6. LA CORSIVA NUOVA ROMANA
Indipendentemente dalle ipotesi sull’origine della minuscola, certo è che nel III secolo il processo di minuscolizzazione si trasferì, dalla scrittura usuale e da quella libraria, anche a quella documentaria e amministrativa, specie nelle provincie.
Corsiva nuova romana (minuscola corsiva)
L’esito finale fu la MINUSCOLA CORSIVA, detta anche CORSIVA NUOVA (perché la CORSIVA ANTICA è la CAPITALE CORSIVA). Le lettere corrispondono a quelle della minuscola antica di uso librario, ma con caratteristiche proprie, dovute a tre ragioni:
- uso di un calamo (o di una penna) a punta dura, quindi senza chiaroscuro;
- presenza di frequentissime legature fra le lettere;
- mutamenti di forma di molte lettere, dovuti alle legature, per cui o le parti di una lettera si disarticolano o le parti di lettere diverse si uniscono per formare una legatura.
Le caratteristiche della minuscola corsiva sono:
- a: tracciata in un solo tempo e aperta in alto; può essere legata alla lettera successiva;
- b: con pancia a sinistra oppure con pancia a destra;
- c: in due forme, alta o bassa;
- e: in varie forme, ma a volte con l’occhiello superiore chiuso;
- g: una specie di uncino, una s con un tratto superiore;
- n: in forma di maiuscola, o di minuscola;
- r, s: sono molto simili e si distinguono solo per la fine del tratto superiore;
- u: assomiglia alla a, ma non lega mai con la lettera seguente.

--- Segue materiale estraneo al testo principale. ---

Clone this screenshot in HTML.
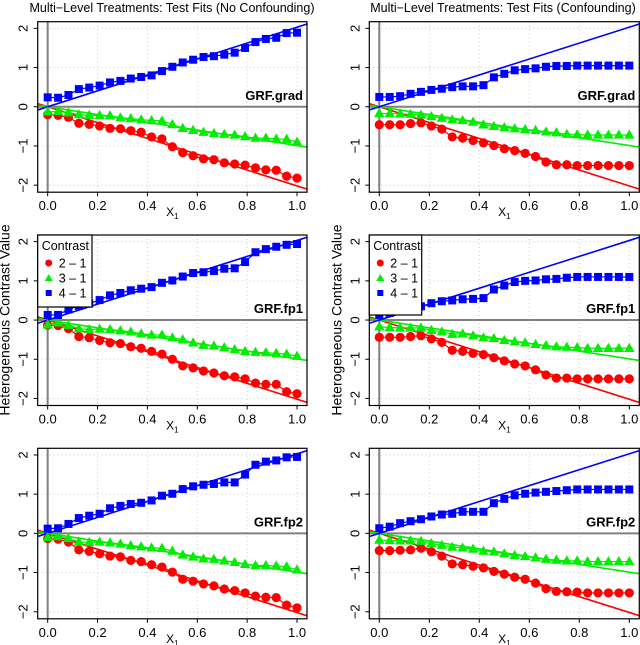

Sono di interesse anche le numerosissime legature, tra le quali, ad esempio:
Lentamente ma costantemente, la corsiva nuova divenne l’unica scrittura corsiva in tutto il mondo romano, sia nel campo usuale, sia in quello scolastico, sia in quello amministrativo, specie quello proveniente dal mondo delle provincie. Si fece più alta e più stretta, e si inclinò verso destra. Un esempio interessante è un papiro proveniente da Ravenna, dell’anno 600 circa: Pap. Vat. lat. 6.
Durata della minuscola corsiva e sua importanza
Soprattutto usata nei documenti, fu la scrittura comune anche per i testi di carattere privato (ad esempio la corrispondenza) e, nei secoli VII e VIII anche per uso librario. La sua enorme diffusione, attraverso i documenti amministrativi, la rese il terreno di base e il fondamento comune di molte nuove scritture librarie altomedievali. Venne usata anche dai re barbari che, insediatisi nell’impero romano d’Occidente, si considerarono funzionari provinciali all’interno dell’impero.
Alla sua diffusione contribuì anche una decisione della cancelleria imperiale. Nelle cancellerie provinciali si usava la corsiva nuova (dunque una minuscola), ma nella cancelleria imperiale si continuava a usare la corsiva antica (cioè la capitale corsiva, una maiuscola). Nel 367 fu proibito l’uso della corsiva antica per le cancellerie provinciali, che vennero quindi ulteriormente spinte a utilizzare la corsiva nuova. Alla base di quella decisione (degli imperatori Valentiniano I e Valente) furono considerazioni di ordine generale e pratico. La scrittura aveva infatti anche un significato simbolico, legato al tipo di testo per cui veniva usata, e in questo caso si trattava di dare un carattere speciale ai documenti che provenivano dalla più alta autorità, una forma che esprimeva anche la solennità del potere. La corsiva antica venne conservata volontariamente in una forma statica, che era difficile da leggere e soprattutto da imitare, e ciò costituiva una garanzia della sua validità e rendeva difficile la sua falsificazione. Questa scrittura maiuscola corsiva antica rimase tuttavia una scrittura infeconda, mentre il fertile futuro fu legato alla minuscola corsiva nuova.